— START OF Supplied records —
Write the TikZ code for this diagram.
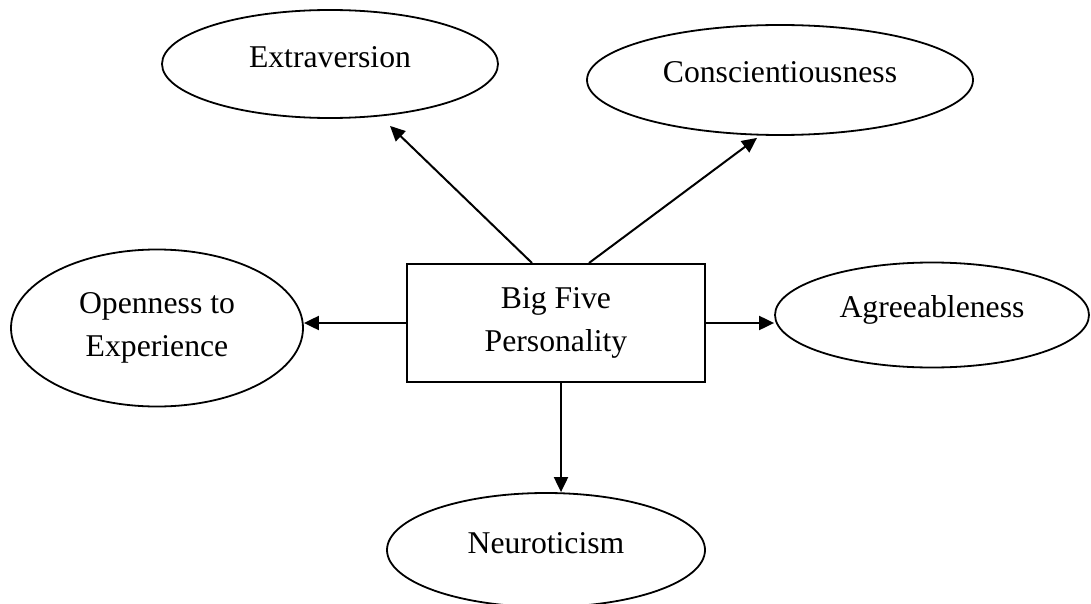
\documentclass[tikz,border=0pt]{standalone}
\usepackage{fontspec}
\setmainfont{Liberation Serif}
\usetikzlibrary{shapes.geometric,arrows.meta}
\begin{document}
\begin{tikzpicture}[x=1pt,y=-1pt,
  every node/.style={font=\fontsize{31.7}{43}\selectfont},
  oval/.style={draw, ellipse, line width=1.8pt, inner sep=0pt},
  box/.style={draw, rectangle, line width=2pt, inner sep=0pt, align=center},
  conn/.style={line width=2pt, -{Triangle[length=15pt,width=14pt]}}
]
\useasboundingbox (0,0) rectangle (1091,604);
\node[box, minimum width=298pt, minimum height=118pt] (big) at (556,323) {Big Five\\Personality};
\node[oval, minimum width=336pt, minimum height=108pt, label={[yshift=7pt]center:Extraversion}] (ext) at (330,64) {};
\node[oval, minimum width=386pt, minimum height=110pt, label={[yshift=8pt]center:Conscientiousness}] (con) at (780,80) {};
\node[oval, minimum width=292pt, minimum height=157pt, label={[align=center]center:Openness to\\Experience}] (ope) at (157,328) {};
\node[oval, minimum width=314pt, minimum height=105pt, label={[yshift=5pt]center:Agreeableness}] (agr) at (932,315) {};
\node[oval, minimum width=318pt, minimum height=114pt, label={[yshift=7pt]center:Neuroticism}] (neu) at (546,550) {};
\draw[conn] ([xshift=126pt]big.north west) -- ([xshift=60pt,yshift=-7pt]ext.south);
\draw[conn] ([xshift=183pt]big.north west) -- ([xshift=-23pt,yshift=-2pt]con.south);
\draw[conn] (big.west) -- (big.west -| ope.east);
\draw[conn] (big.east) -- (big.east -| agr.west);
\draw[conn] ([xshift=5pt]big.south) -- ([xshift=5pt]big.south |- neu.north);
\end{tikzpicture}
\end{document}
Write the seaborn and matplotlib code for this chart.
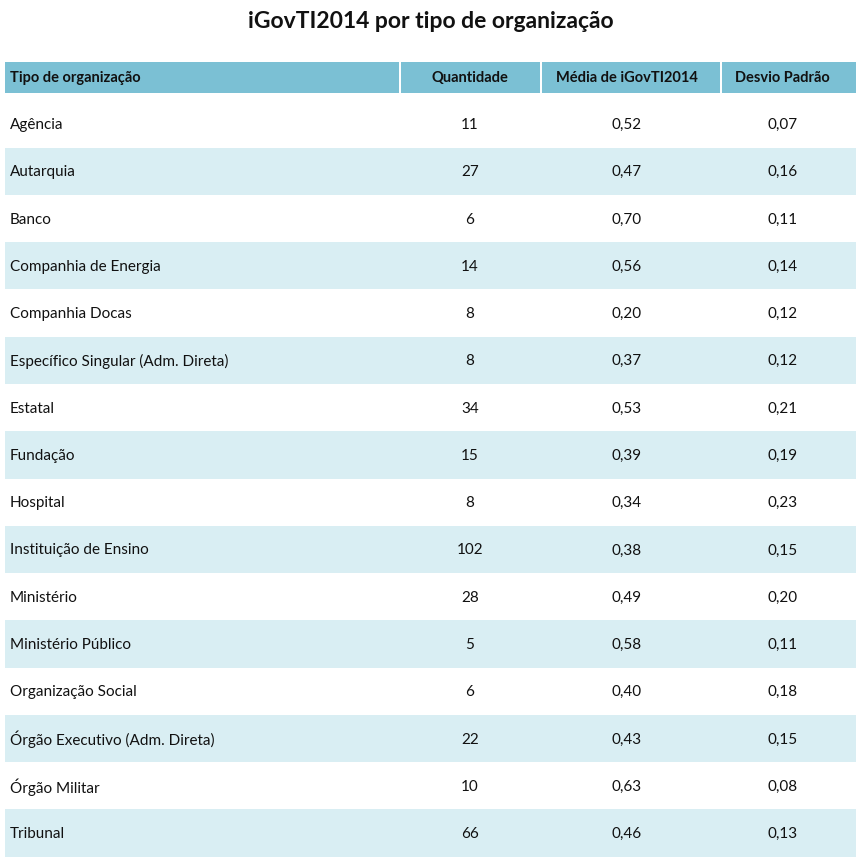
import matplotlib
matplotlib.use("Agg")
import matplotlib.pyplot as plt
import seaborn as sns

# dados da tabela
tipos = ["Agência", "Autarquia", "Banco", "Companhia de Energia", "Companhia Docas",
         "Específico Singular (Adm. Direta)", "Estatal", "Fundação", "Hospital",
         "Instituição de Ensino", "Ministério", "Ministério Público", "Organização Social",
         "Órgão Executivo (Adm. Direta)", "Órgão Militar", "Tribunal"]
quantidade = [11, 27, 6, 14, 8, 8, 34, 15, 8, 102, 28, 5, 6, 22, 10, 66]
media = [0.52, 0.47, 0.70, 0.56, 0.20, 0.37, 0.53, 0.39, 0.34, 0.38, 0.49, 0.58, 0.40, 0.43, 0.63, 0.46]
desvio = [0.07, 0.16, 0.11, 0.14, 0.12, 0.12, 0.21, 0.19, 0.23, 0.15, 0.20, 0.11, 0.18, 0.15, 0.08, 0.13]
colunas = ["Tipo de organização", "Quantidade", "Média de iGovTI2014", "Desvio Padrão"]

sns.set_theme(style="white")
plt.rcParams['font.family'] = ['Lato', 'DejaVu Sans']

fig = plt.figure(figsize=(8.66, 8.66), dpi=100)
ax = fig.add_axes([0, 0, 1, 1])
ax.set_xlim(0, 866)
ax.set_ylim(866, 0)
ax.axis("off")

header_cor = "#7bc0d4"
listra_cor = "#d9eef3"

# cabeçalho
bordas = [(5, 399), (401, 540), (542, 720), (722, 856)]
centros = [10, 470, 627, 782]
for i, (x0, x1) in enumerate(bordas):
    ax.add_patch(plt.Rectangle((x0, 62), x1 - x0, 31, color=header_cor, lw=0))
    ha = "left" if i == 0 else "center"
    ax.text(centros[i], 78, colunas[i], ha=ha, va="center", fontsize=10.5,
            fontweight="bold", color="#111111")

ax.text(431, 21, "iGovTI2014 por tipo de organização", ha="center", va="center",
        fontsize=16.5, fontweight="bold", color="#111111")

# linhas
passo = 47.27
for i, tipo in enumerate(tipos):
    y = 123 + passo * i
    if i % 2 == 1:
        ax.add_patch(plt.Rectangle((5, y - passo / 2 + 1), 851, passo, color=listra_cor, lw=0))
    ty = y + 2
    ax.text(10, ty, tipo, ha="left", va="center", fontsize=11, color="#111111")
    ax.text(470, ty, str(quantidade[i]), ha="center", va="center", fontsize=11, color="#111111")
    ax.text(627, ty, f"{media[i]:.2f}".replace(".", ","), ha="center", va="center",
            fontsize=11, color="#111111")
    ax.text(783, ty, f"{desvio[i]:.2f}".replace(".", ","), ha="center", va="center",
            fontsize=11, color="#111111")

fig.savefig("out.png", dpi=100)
— END OF Supplied records —
_Set exercise:_ Give again, word for word, only the lines starting at the line with "Write the seaborn" and ending at the line with "import seaborn as sns", keeping both end lines; pictures stay out.

_Expected output:_
Write the seaborn and matplotlib code for this chart.
import matplotlib
matplotlib.use("Agg")
import matplotlib.pyplot as plt
import seaborn as sns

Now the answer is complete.